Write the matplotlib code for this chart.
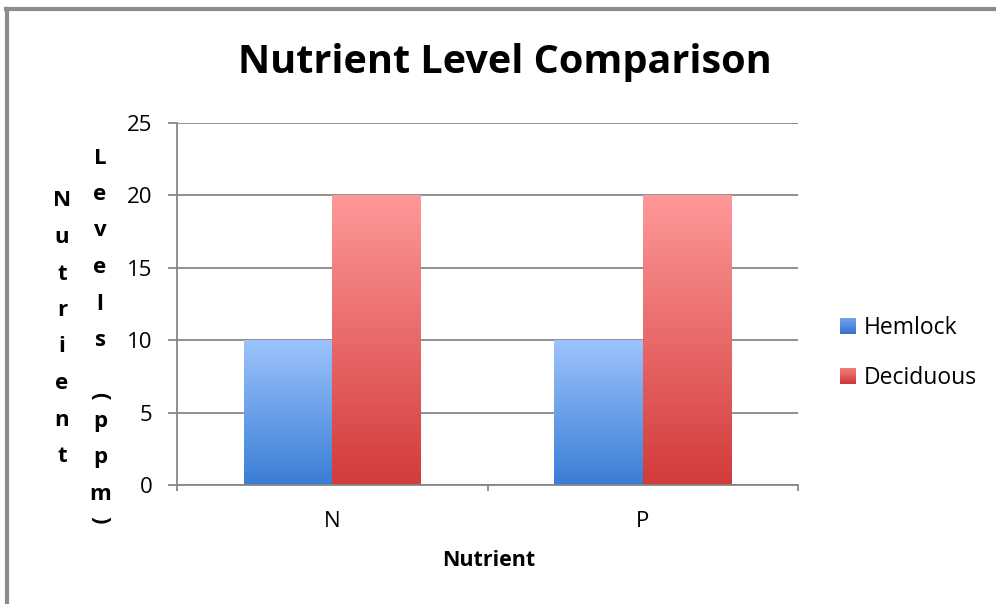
import numpy as np
import matplotlib
matplotlib.use("Agg")
import matplotlib.pyplot as plt
from matplotlib.colors import LinearSegmentedColormap, to_rgb
from matplotlib.patches import Patch, Rectangle
from matplotlib.lines import Line2D
from matplotlib.legend_handler import HandlerBase

# ---------------- data ----------------
categories = ["N", "P"]
series_names = ["Hemlock", "Deciduous"]
hemlock = [10, 10]
deciduous = [20, 20]
y_ticks = [0, 5, 10, 15, 20, 25]
title = "Nutrient Level Comparison"
x_label = "Nutrient"
y_label_col1 = "Nutrient"
y_label_col2 = "Levels (ppm)"

# ---------------- styling ----------------
FONT = ["Open Sans", "DejaVu Sans"]
plt.rcParams["font.family"] = FONT
GRAY = "#878787"
W, H = 996, 604

blue_top, blue_bot = "#9cc3fb", "#3a7dd6"
red_top, red_bot = "#fe9898", "#d23b3a"

fig = plt.figure(figsize=(W / 100, H / 100), dpi=100)
fig.patch.set_facecolor("white")

def fx(px):
    return px / W

def fy(py):
    return 1 - py / H

ax = fig.add_axes([fx(177), fy(485), fx(798) - fx(177), fy(123) - fy(485)])

x = np.arange(len(categories))
bw = 0.285
bars_h = ax.bar(x - bw / 2, hemlock, width=bw, facecolor="none", edgecolor="none", zorder=3)
bars_d = ax.bar(x + bw / 2, deciduous, width=bw, facecolor="none", edgecolor="none", zorder=3)

grad = np.linspace(0, 1, 256).reshape(-1, 1)
for bars, c_bot, c_top in [(bars_h, blue_bot, blue_top), (bars_d, red_bot, red_top)]:
    cmap = LinearSegmentedColormap.from_list("g", [c_bot, c_top])
    for rect in bars:
        x0, y0 = rect.get_x(), rect.get_y()
        w, h = rect.get_width(), rect.get_height()
        im = ax.imshow(grad, extent=[x0, x0 + w, y0, y0 + h], origin="lower",
                       aspect="auto", cmap=cmap, zorder=2, interpolation="bilinear")
        im.set_clip_path(rect)

ax.set_xlim(-0.5, len(categories) - 0.5)
ax.set_ylim(0, 25)
ax.set_aspect("auto")

# grid & spines
ax.set_yticks(y_ticks)
ax.yaxis.grid(True, color=GRAY, linewidth=1.3, zorder=1)
ax.set_axisbelow(True)
for s in ["top", "right"]:
    ax.spines[s].set_visible(False)
for s in ["left", "bottom"]:
    ax.spines[s].set_color(GRAY)
    ax.spines[s].set_linewidth(1.3)

ax.tick_params(axis="y", length=6.5, width=1.3, color=GRAY, pad=11,
               labelsize=16, labelcolor="black")
ax.set_xticks(x)
ax.set_xticklabels(categories)
ax.set_xticks(np.arange(-0.5, len(categories), 1.0), minor=True)
ax.tick_params(axis="x", which="major", length=0, pad=19, labelsize=16)
ax.tick_params(axis="x", which="minor", length=4, width=1.3, color=GRAY)

# title and labels
fig.text(fx(505), fy(62), title, ha="center", va="center",
         fontsize=28.5, fontweight="bold")
fig.text(fx(489), fy(560), x_label, ha="center", va="center",
         fontsize=15.5, fontweight="bold")

# stacked y label
def stacked(text, xc, y_first, step=36.5, paren_h=14, space_h=30):
    y = y_first
    prev_h = None
    for ch in text:
        if ch in "()":
            h = paren_h
        elif ch == " ":
            h = space_h
        else:
            h = step
        if prev_h is not None:
            y += (prev_h + h) / 2
        prev_h = h
        if ch == " ":
            continue
        if ch in "()":
            fig.text(fx(xc), fy(y), ch, ha="center", va="center", rotation=-90,
                     fontsize=16, fontweight="bold")
        else:
            fig.text(fx(xc), fy(y), ch, ha="center", va="center",
                     fontsize=16, fontweight="bold")

stacked(y_label_col1, 62, 201)
stacked(y_label_col2, 100, 158)

# legend with gradient swatches
class GradHandler(HandlerBase):
    def __init__(self, c_top, c_bot, n=10):
        super().__init__()
        self.c_top, self.c_bot, self.n = np.array(to_rgb(c_top)), np.array(to_rgb(c_bot)), n

    def create_artists(self, legend, orig_handle, xdescent, ydescent, width, height,
                       fontsize, trans):
        arts = []
        for i in range(self.n):
            t = i / (self.n - 1)
            col = self.c_bot * (1 - t) + self.c_top * t
            r = Rectangle((-xdescent, -ydescent + height * i / self.n), width,
                          height / self.n + 0.3, facecolor=col, edgecolor="none",
                          transform=trans)
            arts.append(r)
        return arts

h1 = Patch(facecolor="#4a86dd")
h2 = Patch(facecolor="#e06060")
fig.legend([h1, h2], series_names, loc="center left",
           bbox_to_anchor=(fx(840), fy(353)), frameon=False, fontsize=16.5,
           handlelength=0.68, handleheight=0.68, handletextpad=0.35,
           labelspacing=1.15, borderpad=0, borderaxespad=0,
           handler_map={h1: GradHandler("#6fa2ee", "#3a74cf"),
                        h2: GradHandler("#f27a7a", "#cf3a3a")})

# outer border (left and top)
fig.add_artist(Line2D([fx(7), fx(7)], [fy(9), 0], color="#8c8c8c", linewidth=3,
                      transform=fig.transFigure))
fig.add_artist(Line2D([fx(5.5), 1], [fy(9), fy(9)], color="#8c8c8c", linewidth=3,
                      transform=fig.transFigure))

fig.savefig("out.png", dpi=100, facecolor="white")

**Prompt**
Output each line exactly; omit every picture.

**Problem solution**
Write the matplotlib code for this chart.
import numpy as np
import matplotlib
matplotlib.use("Agg")
import matplotlib.pyplot as plt
from matplotlib.colors import LinearSegmentedColormap, to_rgb
from matplotlib.patches import Patch, Rectangle
from matplotlib.lines import Line2D
from matplotlib.legend_handler import HandlerBase

# ---------------- data ----------------
categories = ["N", "P"]
series_names = ["Hemlock", "Deciduous"]
hemlock = [10, 10]
deciduous = [20, 20]
y_ticks = [0, 5, 10, 15, 20, 25]
title = "Nutrient Level Comparison"
x_label = "Nutrient"
y_label_col1 = "Nutrient"
y_label_col2 = "Levels (ppm)"

# ---------------- styling ----------------
FONT = ["Open Sans", "DejaVu Sans"]
plt.rcParams["font.family"] = FONT
GRAY = "#878787"
W, H = 996, 604

blue_top, blue_bot = "#9cc3fb", "#3a7dd6"
red_top, red_bot = "#fe9898", "#d23b3a"

fig = plt.figure(figsize=(W / 100, H / 100), dpi=100)
fig.patch.set_facecolor("white")

def fx(px):
    return px / W

def fy(py):
    return 1 - py / H

ax = fig.add_axes([fx(177), fy(485), fx(798) - fx(177), fy(123) - fy(485)])

x = np.arange(len(categories))
bw = 0.285
bars_h = ax.bar(x - bw / 2, hemlock, width=bw, facecolor="none", edgecolor="none", zorder=3)
bars_d = ax.bar(x + bw / 2, deciduous, width=bw, facecolor="none", edgecolor="none", zorder=3)

grad = np.linspace(0, 1, 256).reshape(-1, 1)
for bars, c_bot, c_top in [(bars_h, blue_bot, blue_top), (bars_d, red_bot, red_top)]:
    cmap = LinearSegmentedColormap.from_list("g", [c_bot, c_top])
    for rect in bars:
        x0, y0 = rect.get_x(), rect.get_y()
        w, h = rect.get_width(), rect.get_height()
        im = ax.imshow(grad, extent=[x0, x0 + w, y0, y0 + h], origin="lower",
                       aspect="auto", cmap=cmap, zorder=2, interpolation="bilinear")
        im.set_clip_path(rect)

ax.set_xlim(-0.5, len(categories) - 0.5)
ax.set_ylim(0, 25)
ax.set_aspect("auto")

# grid & spines
ax.set_yticks(y_ticks)
ax.yaxis.grid(True, color=GRAY, linewidth=1.3, zorder=1)
ax.set_axisbelow(True)
for s in ["top", "right"]:
    ax.spines[s].set_visible(False)
for s in ["left", "bottom"]:
    ax.spines[s].set_color(GRAY)
    ax.spines[s].set_linewidth(1.3)

ax.tick_params(axis="y", length=6.5, width=1.3, color=GRAY, pad=11,
               labelsize=16, labelcolor="black")
ax.set_xticks(x)
ax.set_xticklabels(categories)
ax.set_xticks(np.arange(-0.5, len(categories), 1.0), minor=True)
ax.tick_params(axis="x", which="major", length=0, pad=19, labelsize=16)
ax.tick_params(axis="x", which="minor", length=4, width=1.3, color=GRAY)

# title and labels
fig.text(fx(505), fy(62), title, ha="center", va="center",
         fontsize=28.5, fontweight="bold")
fig.text(fx(489), fy(560), x_label, ha="center", va="center",
         fontsize=15.5, fontweight="bold")

# stacked y label
def stacked(text, xc, y_first, step=36.5, paren_h=14, space_h=30):
    y = y_first
    prev_h = None
    for ch in text:
        if ch in "()":
            h = paren_h
        elif ch == " ":
            h = space_h
        else:
            h = step
        if prev_h is not None:
            y += (prev_h + h) / 2
        prev_h = h
        if ch == " ":
            continue
        if ch in "()":
            fig.text(fx(xc), fy(y), ch, ha="center", va="center", rotation=-90,
                     fontsize=16, fontweight="bold")
        else:
            fig.text(fx(xc), fy(y), ch, ha="center", va="center",
                     fontsize=16, fontweight="bold")

stacked(y_label_col1, 62, 201)
stacked(y_label_col2, 100, 158)

# legend with gradient swatches
class GradHandler(HandlerBase):
    def __init__(self, c_top, c_bot, n=10):
        super().__init__()
        self.c_top, self.c_bot, self.n = np.array(to_rgb(c_top)), np.array(to_rgb(c_bot)), n

    def create_artists(self, legend, orig_handle, xdescent, ydescent, width, height,
                       fontsize, trans):
        arts = []
        for i in range(self.n):
            t = i / (self.n - 1)
            col = self.c_bot * (1 - t) + self.c_top * t
            r = Rectangle((-xdescent, -ydescent + height * i / self.n), width,
                          height / self.n + 0.3, facecolor=col, edgecolor="none",
                          transform=trans)
            arts.append(r)
        return arts

h1 = Patch(facecolor="#4a86dd")
h2 = Patch(facecolor="#e06060")
fig.legend([h1, h2], series_names, loc="center left",
           bbox_to_anchor=(fx(840), fy(353)), frameon=False, fontsize=16.5,
           handlelength=0.68, handleheight=0.68, handletextpad=0.35,
           labelspacing=1.15, borderpad=0, borderaxespad=0,
           handler_map={h1: GradHandler("#6fa2ee", "#3a74cf"),
                        h2: GradHandler("#f27a7a", "#cf3a3a")})

# outer border (left and top)
fig.add_artist(Line2D([fx(7), fx(7)], [fy(9), 0], color="#8c8c8c", linewidth=3,
                      transform=fig.transFigure))
fig.add_artist(Line2D([fx(5.5), 1], [fy(9), fy(9)], color="#8c8c8c", linewidth=3,
                      transform=fig.transFigure))

fig.savefig("out.png", dpi=100, facecolor="white")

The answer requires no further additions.